Xi Jinping shē jēnpēng [key], 1953–, Chinese political leader, b. Beijing. He is the son of Xi Zhongxun (1913–2002), a founder of China's Communist guerrilla movement who served as minister of propaganda and education and then deputy premier before falling out of favor with Mao Zedong and being purged in the early 1960s; Xi's father later became a promarket reformer. During the Cultural Revolution, Xi Jinping was sent to the countryside, where he was a manual laborer for six years. After joining (1974) the Communist party, he resumed his education, graduating (1979) from Tsinghua Univ.; he later (2002) earned a doctorate in law. Xi rose rapidly through the party ranks, serving in various government and party positions including governor of Fujian (2000) and Shanghai party chief (2007), and becoming known for his anticorruption and probusiness policies. In 2007 Xi was appointed to the standing committee of the party's political bureau. He was named China's vice president in 2008 and vice chairman of the central military commission in 2010.

In 2012 Xi succeeded Hu Jintao as party general secretary and central military commission chairman; Xi became China's president in 2013. Xi moved more assertively than Hu or Hu's predecessor Jiang Zemin to establish his control over the party and government.
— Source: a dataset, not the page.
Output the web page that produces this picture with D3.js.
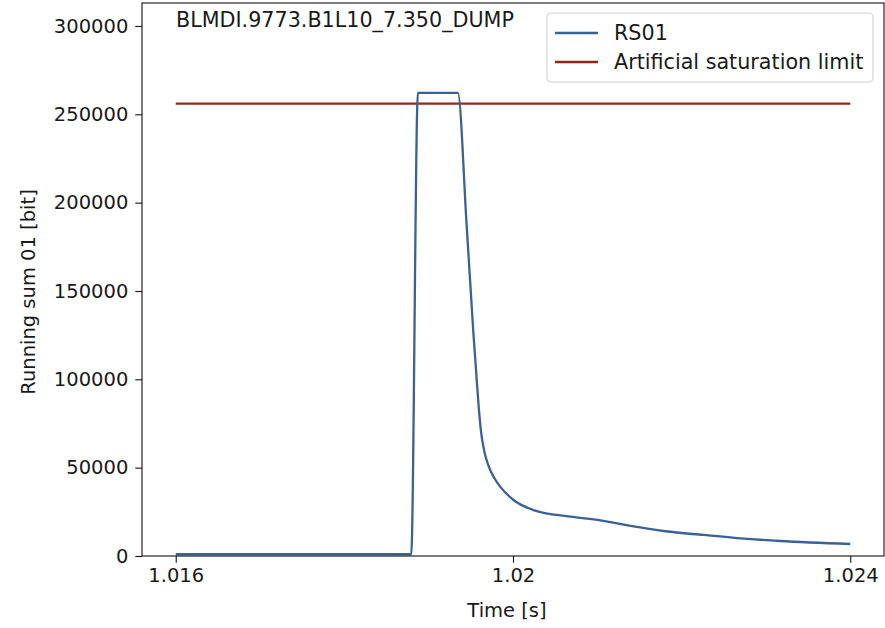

Under his leadership dissidents and perceived political opponents continued to be subject to arrest and trial, and the party increased its oversight the media and educational system. A prolonged, wide-ranging anticorruption campaign, at least partly aimed at Xi's opponents and marred by accusations of torture and forced confessions, was mounted. His presidency also has been marked by an emphasis on modernization, continued economic development, and increased international assertiveness. His Belt and Road Initiative, a cooperative infrastructure development program focused on expanding Chinese trade and influence and involving Chinese loans and construction companies, has been both welcomed and criticized, particularly with respect to nations that have been left with burdensome debt. In 2015 he became the first Chinese leader to meet with the president of Taiwan.

Xi's power and stature within China were marked by a 2016 declaration that named him China's core leader, and by 2017 he had become China's most powerful leader since Mao. In 2018 his election to a second presidential term coincided with the removal of the two-term limit on the Chinese presidency.